Economic crises have, thankfully, given artists a reason to restyle the lens through which we view luxury brands. Even Takashi Murakami favored Zen over Louis Vuitton in recent work. Libby Black carved out a career during recent years tracking consumer aspiration by re-creating (or inventing) designer-label objects—Chanel surfboards, an entire Kate Spade boutique––from paper, hot glue, and acrylic paint, as well as imperfectly redrawing well-selected fashion magazine ads. Her niche might be called psychologically charged DIY consumer satire, and her work reflects real desires and disappointments. It’s heartening to report that Black’s latest exhibition of sculpture, painting, and drawing aptly limns a moment in which global consumers trendily downscale back to the land. Goyard Recyclable, 2009, for example, is a modestly scaled gouache-on-paper depiction of a pricey handbag filled with organic veggies, while two other works—one drawing, one sculpture––depict little garden shovels with monogrammed handles. It’s amazing how the thought of soil cuts the glare of conspicuous consumption—as do reduced price points (see Vans Shoebox, 2010).

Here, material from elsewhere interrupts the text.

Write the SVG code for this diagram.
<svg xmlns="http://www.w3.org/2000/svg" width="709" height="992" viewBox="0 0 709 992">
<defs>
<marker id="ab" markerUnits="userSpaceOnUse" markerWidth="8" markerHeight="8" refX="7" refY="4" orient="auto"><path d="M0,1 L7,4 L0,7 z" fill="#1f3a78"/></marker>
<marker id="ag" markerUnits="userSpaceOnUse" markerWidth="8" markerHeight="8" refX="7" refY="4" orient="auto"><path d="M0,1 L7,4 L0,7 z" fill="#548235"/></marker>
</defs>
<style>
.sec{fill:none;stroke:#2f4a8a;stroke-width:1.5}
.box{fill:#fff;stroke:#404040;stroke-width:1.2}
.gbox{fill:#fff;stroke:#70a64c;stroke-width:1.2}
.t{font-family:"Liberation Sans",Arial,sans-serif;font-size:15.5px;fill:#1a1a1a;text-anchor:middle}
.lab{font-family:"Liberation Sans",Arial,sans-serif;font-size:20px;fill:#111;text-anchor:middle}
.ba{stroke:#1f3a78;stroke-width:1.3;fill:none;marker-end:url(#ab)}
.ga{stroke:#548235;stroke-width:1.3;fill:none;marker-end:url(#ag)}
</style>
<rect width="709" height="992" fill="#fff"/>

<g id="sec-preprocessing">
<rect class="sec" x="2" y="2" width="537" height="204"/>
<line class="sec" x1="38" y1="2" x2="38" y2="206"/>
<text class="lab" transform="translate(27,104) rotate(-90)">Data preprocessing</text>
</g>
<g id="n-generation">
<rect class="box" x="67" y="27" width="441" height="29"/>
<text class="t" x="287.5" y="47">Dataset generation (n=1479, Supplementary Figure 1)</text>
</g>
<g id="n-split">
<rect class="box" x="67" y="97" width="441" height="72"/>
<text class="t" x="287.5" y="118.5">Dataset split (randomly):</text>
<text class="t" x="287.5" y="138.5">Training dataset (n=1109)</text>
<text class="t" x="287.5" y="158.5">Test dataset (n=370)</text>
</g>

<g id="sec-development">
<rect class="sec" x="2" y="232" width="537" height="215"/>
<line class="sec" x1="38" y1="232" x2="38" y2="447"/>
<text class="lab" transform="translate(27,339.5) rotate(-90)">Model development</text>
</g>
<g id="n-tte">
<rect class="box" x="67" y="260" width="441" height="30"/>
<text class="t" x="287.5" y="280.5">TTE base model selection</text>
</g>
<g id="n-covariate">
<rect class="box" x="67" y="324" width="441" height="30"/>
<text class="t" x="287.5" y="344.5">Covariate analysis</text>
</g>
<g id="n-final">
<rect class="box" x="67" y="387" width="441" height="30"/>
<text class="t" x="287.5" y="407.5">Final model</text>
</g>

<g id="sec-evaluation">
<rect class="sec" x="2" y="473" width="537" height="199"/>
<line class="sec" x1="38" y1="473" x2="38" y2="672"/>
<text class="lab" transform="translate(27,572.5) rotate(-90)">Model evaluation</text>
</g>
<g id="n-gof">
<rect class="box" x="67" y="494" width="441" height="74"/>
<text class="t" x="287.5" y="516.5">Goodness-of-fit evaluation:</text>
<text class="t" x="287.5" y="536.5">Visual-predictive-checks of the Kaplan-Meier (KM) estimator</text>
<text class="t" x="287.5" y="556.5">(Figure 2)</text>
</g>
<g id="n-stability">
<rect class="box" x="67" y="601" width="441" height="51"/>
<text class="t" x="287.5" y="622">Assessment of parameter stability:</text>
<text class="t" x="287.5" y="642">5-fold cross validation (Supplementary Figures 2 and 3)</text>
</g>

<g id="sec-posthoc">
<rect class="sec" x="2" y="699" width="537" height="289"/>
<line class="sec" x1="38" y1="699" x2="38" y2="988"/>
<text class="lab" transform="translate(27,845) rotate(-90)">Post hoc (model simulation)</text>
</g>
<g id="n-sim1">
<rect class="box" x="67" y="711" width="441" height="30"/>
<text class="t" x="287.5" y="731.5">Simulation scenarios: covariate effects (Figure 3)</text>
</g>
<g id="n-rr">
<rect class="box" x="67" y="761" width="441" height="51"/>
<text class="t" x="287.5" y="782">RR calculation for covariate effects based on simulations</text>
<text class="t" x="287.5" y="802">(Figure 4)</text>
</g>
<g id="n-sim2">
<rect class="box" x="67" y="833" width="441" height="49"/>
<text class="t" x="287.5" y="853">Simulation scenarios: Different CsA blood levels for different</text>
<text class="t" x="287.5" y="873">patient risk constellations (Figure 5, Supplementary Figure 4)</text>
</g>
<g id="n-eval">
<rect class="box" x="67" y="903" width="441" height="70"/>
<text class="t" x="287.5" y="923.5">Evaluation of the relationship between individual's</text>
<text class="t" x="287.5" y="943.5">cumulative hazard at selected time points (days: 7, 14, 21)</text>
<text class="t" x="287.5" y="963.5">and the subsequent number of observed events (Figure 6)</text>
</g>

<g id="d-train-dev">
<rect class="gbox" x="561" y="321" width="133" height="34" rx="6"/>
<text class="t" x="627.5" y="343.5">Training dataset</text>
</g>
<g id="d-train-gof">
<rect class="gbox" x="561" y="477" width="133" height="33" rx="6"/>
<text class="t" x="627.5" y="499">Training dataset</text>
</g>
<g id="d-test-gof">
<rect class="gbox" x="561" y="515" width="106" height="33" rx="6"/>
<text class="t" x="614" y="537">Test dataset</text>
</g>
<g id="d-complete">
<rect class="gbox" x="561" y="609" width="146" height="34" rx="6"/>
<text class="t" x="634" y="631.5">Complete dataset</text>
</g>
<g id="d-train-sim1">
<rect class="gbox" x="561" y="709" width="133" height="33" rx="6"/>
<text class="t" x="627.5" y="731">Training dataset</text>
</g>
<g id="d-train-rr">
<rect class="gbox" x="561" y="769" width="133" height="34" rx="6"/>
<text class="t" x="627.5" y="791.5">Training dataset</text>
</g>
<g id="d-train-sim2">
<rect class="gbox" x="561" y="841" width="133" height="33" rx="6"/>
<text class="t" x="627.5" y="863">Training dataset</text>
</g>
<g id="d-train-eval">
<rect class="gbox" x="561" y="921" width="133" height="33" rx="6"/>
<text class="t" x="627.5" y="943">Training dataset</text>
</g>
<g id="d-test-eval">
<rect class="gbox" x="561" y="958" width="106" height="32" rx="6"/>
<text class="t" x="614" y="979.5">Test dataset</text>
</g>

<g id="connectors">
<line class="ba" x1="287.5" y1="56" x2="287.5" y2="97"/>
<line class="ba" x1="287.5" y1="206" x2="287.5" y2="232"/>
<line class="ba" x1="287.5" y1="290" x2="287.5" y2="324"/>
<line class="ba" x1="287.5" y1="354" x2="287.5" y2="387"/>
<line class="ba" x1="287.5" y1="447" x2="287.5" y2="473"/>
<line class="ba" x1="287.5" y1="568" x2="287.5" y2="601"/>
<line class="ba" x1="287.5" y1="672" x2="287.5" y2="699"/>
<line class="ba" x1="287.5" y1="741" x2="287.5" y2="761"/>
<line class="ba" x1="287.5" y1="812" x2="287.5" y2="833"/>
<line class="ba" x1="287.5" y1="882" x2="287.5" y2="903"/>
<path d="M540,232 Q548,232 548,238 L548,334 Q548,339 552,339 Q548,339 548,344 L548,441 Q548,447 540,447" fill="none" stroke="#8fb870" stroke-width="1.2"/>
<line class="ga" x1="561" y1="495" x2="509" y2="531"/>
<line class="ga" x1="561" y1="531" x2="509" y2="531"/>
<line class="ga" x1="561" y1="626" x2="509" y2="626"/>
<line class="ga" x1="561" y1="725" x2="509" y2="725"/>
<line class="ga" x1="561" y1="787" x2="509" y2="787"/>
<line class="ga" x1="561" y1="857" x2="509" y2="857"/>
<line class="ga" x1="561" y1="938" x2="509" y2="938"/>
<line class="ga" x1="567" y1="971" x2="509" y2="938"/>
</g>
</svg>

This time around, Black also reveals more personal sides of consumer motivation. Forbidden Fruit Basket, 2010, is a sculptural still life of zippered Hermès coin purses—Claes Oldenburg meets Carmen Miranda—but when seen in context with a series of gouaches of lesbian pulp novel covers (one titled Libby), desire is pinpointed, and superbly evoked, particularly in the pencil drawing Me and Bobby McGee, 2010, a nude self-portrait of the artist as a bead-wearing Janis Joplin. That celebrity was an icon, and here she seems appropriated the way the Gap used a khaki-ed Steve McQueen in past advertisements. Black’s ownership of Joplin points to an investment more valuable than endorsement fees.